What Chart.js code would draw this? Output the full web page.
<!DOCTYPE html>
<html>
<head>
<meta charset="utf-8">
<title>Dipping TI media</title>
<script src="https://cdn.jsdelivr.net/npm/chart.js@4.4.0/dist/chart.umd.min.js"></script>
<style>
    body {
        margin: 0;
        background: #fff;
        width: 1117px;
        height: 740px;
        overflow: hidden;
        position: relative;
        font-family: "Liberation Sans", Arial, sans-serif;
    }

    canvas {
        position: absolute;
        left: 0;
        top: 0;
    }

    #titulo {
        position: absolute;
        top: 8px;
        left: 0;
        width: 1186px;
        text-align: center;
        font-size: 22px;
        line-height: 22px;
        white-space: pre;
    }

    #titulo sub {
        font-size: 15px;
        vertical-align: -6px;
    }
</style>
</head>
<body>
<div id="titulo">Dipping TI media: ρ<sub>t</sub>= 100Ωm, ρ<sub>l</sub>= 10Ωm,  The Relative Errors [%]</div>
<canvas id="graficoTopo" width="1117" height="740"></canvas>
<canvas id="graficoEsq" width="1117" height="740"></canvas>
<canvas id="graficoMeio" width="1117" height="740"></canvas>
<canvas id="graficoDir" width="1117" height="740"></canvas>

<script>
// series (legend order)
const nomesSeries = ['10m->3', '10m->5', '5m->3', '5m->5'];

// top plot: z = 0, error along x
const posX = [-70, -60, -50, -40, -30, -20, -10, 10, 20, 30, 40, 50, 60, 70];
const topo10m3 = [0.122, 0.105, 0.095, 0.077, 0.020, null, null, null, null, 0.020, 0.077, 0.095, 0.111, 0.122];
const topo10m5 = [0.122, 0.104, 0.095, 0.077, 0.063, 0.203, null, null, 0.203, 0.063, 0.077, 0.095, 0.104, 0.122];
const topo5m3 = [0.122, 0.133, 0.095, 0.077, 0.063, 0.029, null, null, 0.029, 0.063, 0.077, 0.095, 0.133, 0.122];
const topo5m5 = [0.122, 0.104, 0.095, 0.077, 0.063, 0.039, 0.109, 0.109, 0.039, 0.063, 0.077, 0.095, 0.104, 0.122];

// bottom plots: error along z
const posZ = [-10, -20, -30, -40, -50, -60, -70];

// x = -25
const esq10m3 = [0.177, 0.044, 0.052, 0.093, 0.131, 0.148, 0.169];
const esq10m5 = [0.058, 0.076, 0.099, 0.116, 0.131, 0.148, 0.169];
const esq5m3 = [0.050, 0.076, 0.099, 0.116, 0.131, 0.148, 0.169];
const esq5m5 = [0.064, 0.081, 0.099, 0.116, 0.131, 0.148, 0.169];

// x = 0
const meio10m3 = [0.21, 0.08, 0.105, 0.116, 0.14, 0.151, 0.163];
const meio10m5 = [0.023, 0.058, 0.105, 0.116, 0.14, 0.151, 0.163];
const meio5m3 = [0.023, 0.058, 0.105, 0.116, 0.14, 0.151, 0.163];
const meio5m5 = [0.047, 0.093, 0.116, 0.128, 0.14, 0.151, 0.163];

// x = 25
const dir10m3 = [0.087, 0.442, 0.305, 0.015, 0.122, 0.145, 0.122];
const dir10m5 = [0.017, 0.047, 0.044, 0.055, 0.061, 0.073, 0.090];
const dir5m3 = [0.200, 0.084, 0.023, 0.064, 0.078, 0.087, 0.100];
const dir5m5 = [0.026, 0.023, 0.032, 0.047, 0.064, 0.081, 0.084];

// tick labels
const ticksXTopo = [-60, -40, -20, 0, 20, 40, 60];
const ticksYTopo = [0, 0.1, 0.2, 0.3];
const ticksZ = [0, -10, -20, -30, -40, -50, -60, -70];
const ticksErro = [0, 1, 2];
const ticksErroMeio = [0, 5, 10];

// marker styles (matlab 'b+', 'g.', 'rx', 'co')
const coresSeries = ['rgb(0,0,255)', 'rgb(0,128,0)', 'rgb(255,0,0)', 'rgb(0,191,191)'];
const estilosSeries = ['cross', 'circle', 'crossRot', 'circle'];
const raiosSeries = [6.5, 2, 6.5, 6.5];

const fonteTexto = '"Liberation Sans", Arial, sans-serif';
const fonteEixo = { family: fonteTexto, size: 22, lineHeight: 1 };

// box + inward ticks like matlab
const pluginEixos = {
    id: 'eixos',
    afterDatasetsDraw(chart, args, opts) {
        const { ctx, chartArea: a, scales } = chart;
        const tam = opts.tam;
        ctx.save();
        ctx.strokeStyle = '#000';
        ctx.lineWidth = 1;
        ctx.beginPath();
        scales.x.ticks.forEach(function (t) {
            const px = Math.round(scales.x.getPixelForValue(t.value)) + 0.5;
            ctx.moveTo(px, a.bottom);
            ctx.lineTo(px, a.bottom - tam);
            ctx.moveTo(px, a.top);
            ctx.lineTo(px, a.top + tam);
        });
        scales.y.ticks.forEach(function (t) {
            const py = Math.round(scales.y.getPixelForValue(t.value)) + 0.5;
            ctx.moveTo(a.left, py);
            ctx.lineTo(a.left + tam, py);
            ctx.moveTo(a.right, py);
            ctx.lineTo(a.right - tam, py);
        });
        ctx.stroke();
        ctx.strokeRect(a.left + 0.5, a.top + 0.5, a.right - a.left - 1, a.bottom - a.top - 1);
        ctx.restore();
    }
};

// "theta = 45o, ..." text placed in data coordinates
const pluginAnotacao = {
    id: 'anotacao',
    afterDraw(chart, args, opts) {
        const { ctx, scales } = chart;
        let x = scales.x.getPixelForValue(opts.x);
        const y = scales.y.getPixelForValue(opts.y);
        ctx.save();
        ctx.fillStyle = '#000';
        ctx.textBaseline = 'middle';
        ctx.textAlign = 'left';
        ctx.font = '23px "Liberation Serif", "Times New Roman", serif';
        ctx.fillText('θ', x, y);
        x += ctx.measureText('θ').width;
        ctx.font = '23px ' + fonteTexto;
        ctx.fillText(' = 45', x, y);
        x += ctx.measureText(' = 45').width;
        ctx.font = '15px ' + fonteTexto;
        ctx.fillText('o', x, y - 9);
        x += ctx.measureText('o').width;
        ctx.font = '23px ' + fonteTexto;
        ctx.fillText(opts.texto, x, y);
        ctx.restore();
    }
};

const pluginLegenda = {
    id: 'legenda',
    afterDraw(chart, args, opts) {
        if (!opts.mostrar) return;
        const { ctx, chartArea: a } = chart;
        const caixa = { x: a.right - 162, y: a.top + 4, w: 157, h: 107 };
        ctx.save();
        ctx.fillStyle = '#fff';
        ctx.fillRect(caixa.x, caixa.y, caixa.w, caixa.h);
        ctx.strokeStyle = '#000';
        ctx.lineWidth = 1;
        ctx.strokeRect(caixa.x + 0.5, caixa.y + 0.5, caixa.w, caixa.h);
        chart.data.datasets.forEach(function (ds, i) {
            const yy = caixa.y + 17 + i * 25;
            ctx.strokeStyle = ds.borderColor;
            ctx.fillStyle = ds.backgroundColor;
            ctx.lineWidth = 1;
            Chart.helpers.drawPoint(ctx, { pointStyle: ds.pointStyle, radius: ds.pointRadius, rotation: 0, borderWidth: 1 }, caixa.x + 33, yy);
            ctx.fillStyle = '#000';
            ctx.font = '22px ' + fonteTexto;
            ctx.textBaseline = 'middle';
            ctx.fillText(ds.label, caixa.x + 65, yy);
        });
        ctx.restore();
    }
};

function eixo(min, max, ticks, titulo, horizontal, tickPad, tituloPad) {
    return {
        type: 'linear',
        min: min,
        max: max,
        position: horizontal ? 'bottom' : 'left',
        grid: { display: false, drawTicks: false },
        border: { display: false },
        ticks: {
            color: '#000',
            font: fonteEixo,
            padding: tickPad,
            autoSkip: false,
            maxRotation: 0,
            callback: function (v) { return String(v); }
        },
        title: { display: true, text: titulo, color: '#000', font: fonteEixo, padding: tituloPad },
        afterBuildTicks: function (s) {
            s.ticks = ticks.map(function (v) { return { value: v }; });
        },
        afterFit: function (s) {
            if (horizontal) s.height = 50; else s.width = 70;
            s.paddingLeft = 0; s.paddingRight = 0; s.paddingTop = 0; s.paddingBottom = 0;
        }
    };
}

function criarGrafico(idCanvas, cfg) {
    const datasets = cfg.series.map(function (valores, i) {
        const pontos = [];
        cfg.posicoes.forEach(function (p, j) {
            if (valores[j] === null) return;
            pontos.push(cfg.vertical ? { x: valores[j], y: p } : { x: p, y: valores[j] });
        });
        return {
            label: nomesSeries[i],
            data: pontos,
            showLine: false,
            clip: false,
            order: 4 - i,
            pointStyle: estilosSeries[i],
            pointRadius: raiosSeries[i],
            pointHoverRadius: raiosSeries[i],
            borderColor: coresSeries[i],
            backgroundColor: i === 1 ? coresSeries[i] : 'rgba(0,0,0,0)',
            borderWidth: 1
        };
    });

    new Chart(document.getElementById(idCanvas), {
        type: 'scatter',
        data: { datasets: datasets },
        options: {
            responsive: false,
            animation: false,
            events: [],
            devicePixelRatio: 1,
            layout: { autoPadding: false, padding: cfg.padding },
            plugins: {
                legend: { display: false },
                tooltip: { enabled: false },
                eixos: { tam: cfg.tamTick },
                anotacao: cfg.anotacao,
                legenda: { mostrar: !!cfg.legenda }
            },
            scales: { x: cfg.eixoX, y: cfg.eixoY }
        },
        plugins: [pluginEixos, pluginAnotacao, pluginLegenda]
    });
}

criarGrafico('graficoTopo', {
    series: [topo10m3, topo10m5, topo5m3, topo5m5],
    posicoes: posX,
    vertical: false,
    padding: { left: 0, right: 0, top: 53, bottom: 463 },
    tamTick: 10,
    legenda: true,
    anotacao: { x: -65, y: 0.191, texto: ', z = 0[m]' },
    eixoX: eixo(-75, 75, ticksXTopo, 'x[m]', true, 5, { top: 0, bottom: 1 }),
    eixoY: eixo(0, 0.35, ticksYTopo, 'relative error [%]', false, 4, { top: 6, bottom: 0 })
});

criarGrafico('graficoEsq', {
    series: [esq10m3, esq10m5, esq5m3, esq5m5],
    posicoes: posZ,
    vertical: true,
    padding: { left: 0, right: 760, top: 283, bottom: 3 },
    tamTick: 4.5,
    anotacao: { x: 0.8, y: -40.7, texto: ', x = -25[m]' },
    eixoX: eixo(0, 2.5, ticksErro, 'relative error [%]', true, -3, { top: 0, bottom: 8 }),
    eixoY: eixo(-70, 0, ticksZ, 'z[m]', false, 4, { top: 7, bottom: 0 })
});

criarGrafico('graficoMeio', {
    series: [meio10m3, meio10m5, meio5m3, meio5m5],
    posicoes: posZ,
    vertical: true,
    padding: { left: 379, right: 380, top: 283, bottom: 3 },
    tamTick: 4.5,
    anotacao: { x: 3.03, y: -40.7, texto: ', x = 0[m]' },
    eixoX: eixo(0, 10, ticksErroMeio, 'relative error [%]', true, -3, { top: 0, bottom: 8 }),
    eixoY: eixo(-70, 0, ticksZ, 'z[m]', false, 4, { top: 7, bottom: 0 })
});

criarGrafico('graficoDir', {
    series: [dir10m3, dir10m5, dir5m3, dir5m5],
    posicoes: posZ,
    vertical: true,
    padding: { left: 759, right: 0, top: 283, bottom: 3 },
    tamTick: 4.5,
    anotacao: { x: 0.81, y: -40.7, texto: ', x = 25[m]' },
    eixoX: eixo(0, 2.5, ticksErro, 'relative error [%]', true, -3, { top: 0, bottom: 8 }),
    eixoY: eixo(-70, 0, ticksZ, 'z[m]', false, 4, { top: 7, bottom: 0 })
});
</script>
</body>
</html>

________

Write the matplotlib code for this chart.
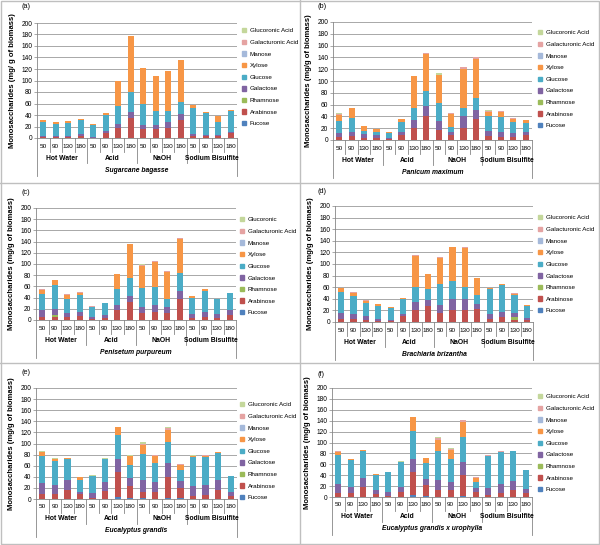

________

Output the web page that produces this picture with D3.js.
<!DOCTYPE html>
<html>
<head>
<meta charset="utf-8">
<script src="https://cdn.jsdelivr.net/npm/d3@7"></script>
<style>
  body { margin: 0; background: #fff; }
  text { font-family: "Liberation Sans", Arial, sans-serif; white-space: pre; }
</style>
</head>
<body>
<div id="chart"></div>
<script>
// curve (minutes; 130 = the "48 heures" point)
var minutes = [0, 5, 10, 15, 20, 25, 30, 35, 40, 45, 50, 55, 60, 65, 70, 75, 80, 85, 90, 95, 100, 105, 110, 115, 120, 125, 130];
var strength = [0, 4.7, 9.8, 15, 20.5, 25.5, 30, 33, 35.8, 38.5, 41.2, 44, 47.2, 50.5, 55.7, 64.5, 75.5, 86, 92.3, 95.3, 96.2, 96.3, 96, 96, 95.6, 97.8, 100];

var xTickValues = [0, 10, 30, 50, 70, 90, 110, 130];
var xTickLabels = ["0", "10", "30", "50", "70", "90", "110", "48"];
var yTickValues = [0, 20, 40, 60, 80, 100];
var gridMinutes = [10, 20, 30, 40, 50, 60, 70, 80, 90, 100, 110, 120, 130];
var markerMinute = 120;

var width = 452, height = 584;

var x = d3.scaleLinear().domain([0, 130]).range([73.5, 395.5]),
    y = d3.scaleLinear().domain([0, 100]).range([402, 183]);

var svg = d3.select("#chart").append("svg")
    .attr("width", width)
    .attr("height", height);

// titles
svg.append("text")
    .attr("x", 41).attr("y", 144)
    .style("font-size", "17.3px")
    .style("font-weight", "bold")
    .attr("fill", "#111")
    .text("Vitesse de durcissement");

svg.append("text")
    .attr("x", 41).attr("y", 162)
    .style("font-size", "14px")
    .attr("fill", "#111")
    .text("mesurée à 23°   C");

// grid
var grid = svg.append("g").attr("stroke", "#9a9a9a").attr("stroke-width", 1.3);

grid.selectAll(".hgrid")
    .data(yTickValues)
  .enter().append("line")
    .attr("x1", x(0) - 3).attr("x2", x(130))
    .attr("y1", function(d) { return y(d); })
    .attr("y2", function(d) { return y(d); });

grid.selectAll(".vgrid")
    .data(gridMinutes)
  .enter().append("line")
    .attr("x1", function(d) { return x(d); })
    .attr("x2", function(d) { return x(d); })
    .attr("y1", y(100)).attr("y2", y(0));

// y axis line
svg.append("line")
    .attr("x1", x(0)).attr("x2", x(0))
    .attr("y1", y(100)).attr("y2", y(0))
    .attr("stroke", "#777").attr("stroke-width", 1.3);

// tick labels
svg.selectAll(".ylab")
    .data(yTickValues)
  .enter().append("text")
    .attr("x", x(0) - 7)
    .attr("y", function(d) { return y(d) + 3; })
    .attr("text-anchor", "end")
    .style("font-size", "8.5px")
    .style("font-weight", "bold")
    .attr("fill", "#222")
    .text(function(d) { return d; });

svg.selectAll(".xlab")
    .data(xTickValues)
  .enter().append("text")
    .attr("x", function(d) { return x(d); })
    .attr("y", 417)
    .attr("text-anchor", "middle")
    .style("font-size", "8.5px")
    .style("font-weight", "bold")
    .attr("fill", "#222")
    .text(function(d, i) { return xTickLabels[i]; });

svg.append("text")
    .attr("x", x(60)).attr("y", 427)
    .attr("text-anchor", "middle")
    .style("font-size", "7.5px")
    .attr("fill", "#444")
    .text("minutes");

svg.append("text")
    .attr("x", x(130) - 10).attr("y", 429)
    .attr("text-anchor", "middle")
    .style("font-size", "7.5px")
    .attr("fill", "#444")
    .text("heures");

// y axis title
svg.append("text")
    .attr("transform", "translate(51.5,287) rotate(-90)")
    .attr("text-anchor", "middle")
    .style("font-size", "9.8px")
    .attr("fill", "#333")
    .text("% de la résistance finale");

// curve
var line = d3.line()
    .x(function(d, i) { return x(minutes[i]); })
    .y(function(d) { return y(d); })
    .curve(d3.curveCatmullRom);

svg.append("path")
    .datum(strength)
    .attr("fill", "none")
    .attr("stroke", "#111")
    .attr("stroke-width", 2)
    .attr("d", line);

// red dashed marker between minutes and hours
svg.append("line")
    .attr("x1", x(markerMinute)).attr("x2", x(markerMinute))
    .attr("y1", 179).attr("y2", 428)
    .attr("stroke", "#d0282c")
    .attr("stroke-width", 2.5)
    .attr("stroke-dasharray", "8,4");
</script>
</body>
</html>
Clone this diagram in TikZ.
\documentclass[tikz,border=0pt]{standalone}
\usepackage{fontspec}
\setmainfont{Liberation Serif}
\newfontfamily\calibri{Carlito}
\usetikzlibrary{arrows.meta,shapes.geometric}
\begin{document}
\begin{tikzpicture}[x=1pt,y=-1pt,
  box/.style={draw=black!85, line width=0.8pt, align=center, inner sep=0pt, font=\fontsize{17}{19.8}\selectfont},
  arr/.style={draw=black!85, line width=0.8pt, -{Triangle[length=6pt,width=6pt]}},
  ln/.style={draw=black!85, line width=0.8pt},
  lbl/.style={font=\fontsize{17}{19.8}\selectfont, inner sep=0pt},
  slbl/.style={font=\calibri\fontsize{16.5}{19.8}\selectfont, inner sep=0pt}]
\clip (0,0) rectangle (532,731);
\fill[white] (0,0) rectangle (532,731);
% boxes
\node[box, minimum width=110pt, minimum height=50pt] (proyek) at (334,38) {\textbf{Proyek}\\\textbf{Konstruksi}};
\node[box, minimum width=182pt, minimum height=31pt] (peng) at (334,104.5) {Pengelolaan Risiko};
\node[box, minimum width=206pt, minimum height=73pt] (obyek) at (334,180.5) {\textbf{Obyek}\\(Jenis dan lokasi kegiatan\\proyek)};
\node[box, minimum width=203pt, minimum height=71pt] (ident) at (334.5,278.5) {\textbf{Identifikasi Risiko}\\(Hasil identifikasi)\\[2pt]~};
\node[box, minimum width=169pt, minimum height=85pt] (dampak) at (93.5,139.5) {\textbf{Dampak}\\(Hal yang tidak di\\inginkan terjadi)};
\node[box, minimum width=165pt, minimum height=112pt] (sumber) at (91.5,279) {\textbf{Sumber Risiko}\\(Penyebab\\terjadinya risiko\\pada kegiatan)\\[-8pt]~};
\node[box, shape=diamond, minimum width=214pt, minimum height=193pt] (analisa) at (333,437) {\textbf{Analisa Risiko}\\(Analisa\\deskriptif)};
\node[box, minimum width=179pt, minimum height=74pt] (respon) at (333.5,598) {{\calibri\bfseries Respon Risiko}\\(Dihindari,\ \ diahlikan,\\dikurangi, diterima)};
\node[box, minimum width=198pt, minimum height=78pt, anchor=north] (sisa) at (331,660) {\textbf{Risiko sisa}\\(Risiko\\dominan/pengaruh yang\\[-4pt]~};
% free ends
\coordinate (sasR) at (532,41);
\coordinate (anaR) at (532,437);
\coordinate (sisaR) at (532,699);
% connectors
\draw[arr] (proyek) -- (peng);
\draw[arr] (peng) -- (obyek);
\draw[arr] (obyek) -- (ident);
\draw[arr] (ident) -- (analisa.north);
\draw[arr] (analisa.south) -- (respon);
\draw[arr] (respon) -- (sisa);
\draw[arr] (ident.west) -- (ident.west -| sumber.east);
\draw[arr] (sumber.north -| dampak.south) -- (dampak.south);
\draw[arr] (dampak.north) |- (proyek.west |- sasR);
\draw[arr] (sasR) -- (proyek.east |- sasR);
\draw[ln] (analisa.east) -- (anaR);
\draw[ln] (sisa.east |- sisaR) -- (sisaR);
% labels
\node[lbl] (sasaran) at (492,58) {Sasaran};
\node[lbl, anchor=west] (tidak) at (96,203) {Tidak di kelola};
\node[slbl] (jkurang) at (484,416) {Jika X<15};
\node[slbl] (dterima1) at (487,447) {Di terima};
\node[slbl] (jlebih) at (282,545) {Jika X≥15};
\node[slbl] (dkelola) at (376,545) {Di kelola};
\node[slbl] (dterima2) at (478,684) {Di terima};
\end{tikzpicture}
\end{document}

________

Quote nothing but the lines that run from the line containing "What Chart.js code" through the line containing "0.081, 0.099, 0.116, 0.131, 0.148, 0.169];", keeping both of them word for word.

What Chart.js code would draw this? Output the full web page.
<!DOCTYPE html>
<html>
<head>
<meta charset="utf-8">
<title>Dipping TI media</title>
<script src="https://cdn.jsdelivr.net/npm/chart.js@4.4.0/dist/chart.umd.min.js"></script>
<style>
    body {
        margin: 0;
        background: #fff;
        width: 1117px;
        height: 740px;
        overflow: hidden;
        position: relative;
        font-family: "Liberation Sans", Arial, sans-serif;
    }

    canvas {
        position: absolute;
        left: 0;
        top: 0;
    }

    #titulo {
        position: absolute;
        top: 8px;
        left: 0;
        width: 1186px;
        text-align: center;
        font-size: 22px;
        line-height: 22px;
        white-space: pre;
    }

    #titulo sub {
        font-size: 15px;
        vertical-align: -6px;
    }
</style>
</head>
<body>
<div id="titulo">Dipping TI media: ρ<sub>t</sub>= 100Ωm, ρ<sub>l</sub>= 10Ωm,  The Relative Errors [%]</div>
<canvas id="graficoTopo" width="1117" height="740"></canvas>
<canvas id="graficoEsq" width="1117" height="740"></canvas>
<canvas id="graficoMeio" width="1117" height="740"></canvas>
<canvas id="graficoDir" width="1117" height="740"></canvas>

<script>
// series (legend order)
const nomesSeries = ['10m->3', '10m->5', '5m->3', '5m->5'];

// top plot: z = 0, error along x
const posX = [-70, -60, -50, -40, -30, -20, -10, 10, 20, 30, 40, 50, 60, 70];
const topo10m3 = [0.122, 0.105, 0.095, 0.077, 0.020, null, null, null, null, 0.020, 0.077, 0.095, 0.111, 0.122];
const topo10m5 = [0.122, 0.104, 0.095, 0.077, 0.063, 0.203, null, null, 0.203, 0.063, 0.077, 0.095, 0.104, 0.122];
const topo5m3 = [0.122, 0.133, 0.095, 0.077, 0.063, 0.029, null, null, 0.029, 0.063, 0.077, 0.095, 0.133, 0.122];
const topo5m5 = [0.122, 0.104, 0.095, 0.077, 0.063, 0.039, 0.109, 0.109, 0.039, 0.063, 0.077, 0.095, 0.104, 0.122];

// bottom plots: error along z
const posZ = [-10, -20, -30, -40, -50, -60, -70];

// x = -25
const esq10m3 = [0.177, 0.044, 0.052, 0.093, 0.131, 0.148, 0.169];
const esq10m5 = [0.058, 0.076, 0.099, 0.116, 0.131, 0.148, 0.169];
const esq5m3 = [0.050, 0.076, 0.099, 0.116, 0.131, 0.148, 0.169];
const esq5m5 = [0.064, 0.081, 0.099, 0.116, 0.131, 0.148, 0.169];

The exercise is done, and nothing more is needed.